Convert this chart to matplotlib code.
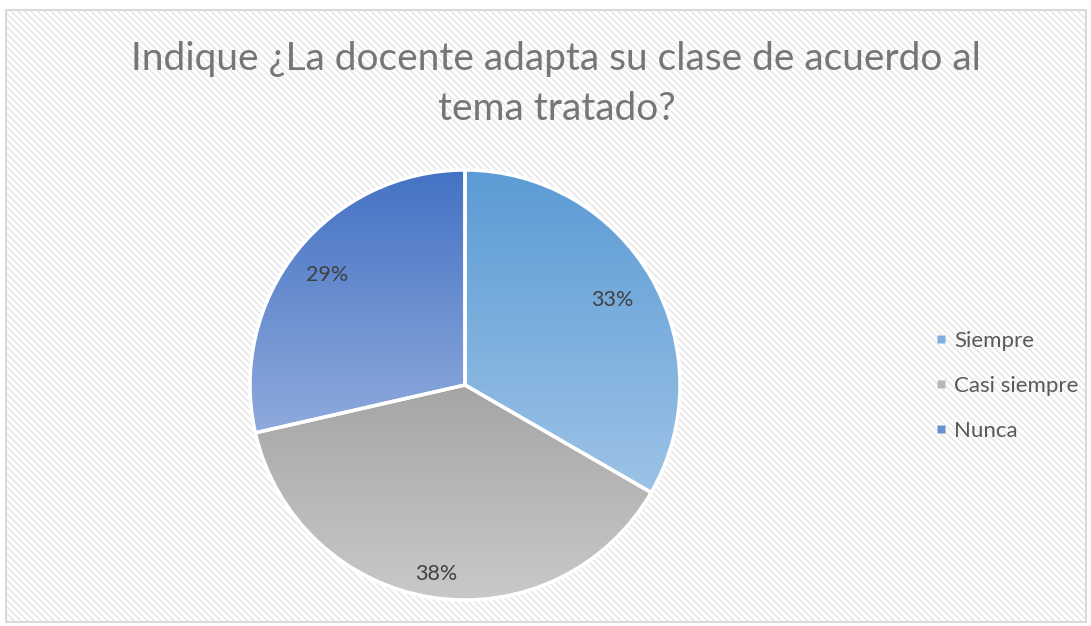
import numpy as np
import matplotlib
matplotlib.use("Agg")
import matplotlib.pyplot as plt
from matplotlib.patches import Rectangle
from matplotlib.lines import Line2D
from matplotlib.colors import LinearSegmentedColormap

plt.rcParams['font.family'] = ['Lato', 'DejaVu Sans']
plt.rcParams['hatch.linewidth'] = 1.1

categories = ['Siempre', 'Casi siempre', 'Nunca']
counts = [7, 8, 6]
top_colors = ['#5B9BD5', '#A5A5A5', '#4472C4']
bottom_colors = ['#9DC3E6', '#C9C9C9', '#8FAADC']
label_dist = [0.79, 0.89, 0.82]
title = 'Indique ¿La docente adapta su clase de acuerdo al\ntema tratado?'

fig = plt.figure(figsize=(10.91, 6.26), dpi=100)
fig.patch.set_facecolor('white')

# hatched chart area with light border
bg = Rectangle((6 / 1091, 4 / 626), 1080 / 1091, 612 / 626, transform=fig.transFigure,
               facecolor='white', edgecolor='#E6E6E6', hatch='\\\\\\\\\\', linewidth=0,
               zorder=-10)
fig.patches.append(bg)
border = Rectangle((6 / 1091, 4 / 626), 1080 / 1091, 612 / 626, transform=fig.transFigure,
                   facecolor='none', edgecolor='#D9D9D9', linewidth=1.5, zorder=-9)
fig.patches.append(border)

fig.text(0.51, 1 - 84 / 626, title, ha='center', va='center', fontsize=28,
         color='#767676', linespacing=1.45)

ax = fig.add_axes([(465 - 215) / 1091, (626 - 385 - 215) / 626, 430 / 1091, 430 / 626])
ax.patch.set_visible(False)
wedges, texts, autotexts = ax.pie(counts, startangle=90, counterclock=False,
                                  autopct='%1.0f%%', pctdistance=0.82,
                                  wedgeprops=dict(edgecolor='white', linewidth=2.5),
                                  textprops=dict(fontsize=15.5, color='#404040'))
ax.set_aspect('equal')
ax.axis('off')

grad = np.linspace(0, 1, 256).reshape(-1, 1)
for w, c0, c1 in zip(wedges, top_colors, bottom_colors):
    ext = w.get_path().get_extents()
    cmap = LinearSegmentedColormap.from_list('g', [c0, c1])
    im = ax.imshow(grad, cmap=cmap, aspect='auto',
                   extent=[ext.x0, ext.x1, ext.y0, ext.y1], origin='upper', zorder=0.5)
    im.set_clip_path(w)
    w.set_facecolor('none')
    w.set_zorder(1)

ax.set_xlim(-1.0, 1.0)
ax.set_ylim(-1.0, 1.0)

for t, d in zip(autotexts, label_dist):
    x, y = t.get_position()
    r = np.hypot(x, y)
    t.set_position((x / r * d, y / r * d))
    t.set_zorder(3)

mid_colors = []
for c0, c1 in zip(top_colors, bottom_colors):
    a = np.array(matplotlib.colors.to_rgb(c0))
    b = np.array(matplotlib.colors.to_rgb(c1))
    mid_colors.append((a + b) / 2)

handles = [Line2D([], [], marker='s', linestyle='none', markersize=6,
                  markerfacecolor=c, markeredgecolor='none') for c in mid_colors]
fig.legend(handles, categories, loc='center left', bbox_to_anchor=(912 / 1091, 1 - 386 / 626),
           frameon=False, fontsize=16, labelcolor='#595959', handletextpad=0.2,
           handlelength=0.8, labelspacing=1.12)

fig.savefig('out.png', dpi=100)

**WRITTEN REQUEST:**
Reproduce the material word for word, minus the images.

**ANSWER BELOW:**
Convert this chart to matplotlib code.
import numpy as np
import matplotlib
matplotlib.use("Agg")
import matplotlib.pyplot as plt
from matplotlib.patches import Rectangle
from matplotlib.lines import Line2D
from matplotlib.colors import LinearSegmentedColormap

plt.rcParams['font.family'] = ['Lato', 'DejaVu Sans']
plt.rcParams['hatch.linewidth'] = 1.1

categories = ['Siempre', 'Casi siempre', 'Nunca']
counts = [7, 8, 6]
top_colors = ['#5B9BD5', '#A5A5A5', '#4472C4']
bottom_colors = ['#9DC3E6', '#C9C9C9', '#8FAADC']
label_dist = [0.79, 0.89, 0.82]
title = 'Indique ¿La docente adapta su clase de acuerdo al\ntema tratado?'

fig = plt.figure(figsize=(10.91, 6.26), dpi=100)
fig.patch.set_facecolor('white')

# hatched chart area with light border
bg = Rectangle((6 / 1091, 4 / 626), 1080 / 1091, 612 / 626, transform=fig.transFigure,
               facecolor='white', edgecolor='#E6E6E6', hatch='\\\\\\\\\\', linewidth=0,
               zorder=-10)
fig.patches.append(bg)
border = Rectangle((6 / 1091, 4 / 626), 1080 / 1091, 612 / 626, transform=fig.transFigure,
                   facecolor='none', edgecolor='#D9D9D9', linewidth=1.5, zorder=-9)
fig.patches.append(border)

fig.text(0.51, 1 - 84 / 626, title, ha='center', va='center', fontsize=28,
         color='#767676', linespacing=1.45)

ax = fig.add_axes([(465 - 215) / 1091, (626 - 385 - 215) / 626, 430 / 1091, 430 / 626])
ax.patch.set_visible(False)
wedges, texts, autotexts = ax.pie(counts, startangle=90, counterclock=False,
                                  autopct='%1.0f%%', pctdistance=0.82,
                                  wedgeprops=dict(edgecolor='white', linewidth=2.5),
                                  textprops=dict(fontsize=15.5, color='#404040'))
ax.set_aspect('equal')
ax.axis('off')

grad = np.linspace(0, 1, 256).reshape(-1, 1)
for w, c0, c1 in zip(wedges, top_colors, bottom_colors):
    ext = w.get_path().get_extents()
    cmap = LinearSegmentedColormap.from_list('g', [c0, c1])
    im = ax.imshow(grad, cmap=cmap, aspect='auto',
                   extent=[ext.x0, ext.x1, ext.y0, ext.y1], origin='upper', zorder=0.5)
    im.set_clip_path(w)
    w.set_facecolor('none')
    w.set_zorder(1)

ax.set_xlim(-1.0, 1.0)
ax.set_ylim(-1.0, 1.0)

for t, d in zip(autotexts, label_dist):
    x, y = t.get_position()
    r = np.hypot(x, y)
    t.set_position((x / r * d, y / r * d))
    t.set_zorder(3)

mid_colors = []
for c0, c1 in zip(top_colors, bottom_colors):
    a = np.array(matplotlib.colors.to_rgb(c0))
    b = np.array(matplotlib.colors.to_rgb(c1))
    mid_colors.append((a + b) / 2)

handles = [Line2D([], [], marker='s', linestyle='none', markersize=6,
                  markerfacecolor=c, markeredgecolor='none') for c in mid_colors]
fig.legend(handles, categories, loc='center left', bbox_to_anchor=(912 / 1091, 1 - 386 / 626),
           frameon=False, fontsize=16, labelcolor='#595959', handletextpad=0.2,
           handlelength=0.8, labelspacing=1.12)

fig.savefig('out.png', dpi=100)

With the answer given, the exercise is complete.